Just a year ago the company declined to disclose the results of a fundraising push to combat the Ebola outbreak in West Africa. Facebook was similarly tight-lipped about the result of its November 2013 fundraising effort in response to Typhoon Haiyan in the Philippines.
Impact Uncertain
While it’s proven to be a major conduit for donations for emergency response, the verdict is still out on whether Facebook can be a major force in more general charitable fundraising.
For example, the Leukemia & Lymphoma Society, one the participants in the “donate” button pilot program rolled out in 2013, said it took in $3,500 through Facebook, a tiny slice of the $98.5 million it raised through all online fundraising that year. And a 2013 study conducted by the fundraising-software company Blackbaud found that just 1 percent of all online fundraising is attributed to social media.

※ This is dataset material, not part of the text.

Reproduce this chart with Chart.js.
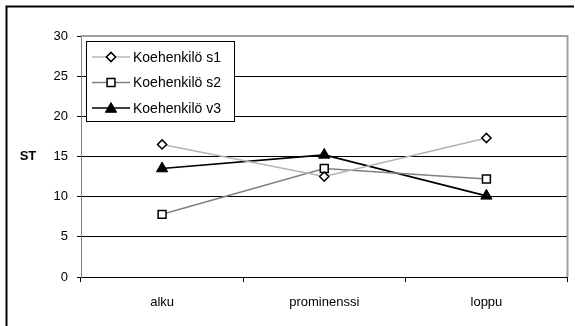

In August, Facebook made a “donate now” button available for all nonprofits’ pages and paid advertisements. Unlike during the 2013 pilot version, users who click on the buttons are steered to organizations’ donation pages, where they enter payment information.
Katherine Woo, a product manager on the Social Good Team, said Tuesday that she and her colleagues have received lots of feedback from nonprofits on the “donate now” tool, including requests for product features and complaints about bugs.
“We are really focused on fine-tuning the product at this point,” Ms. Woo said.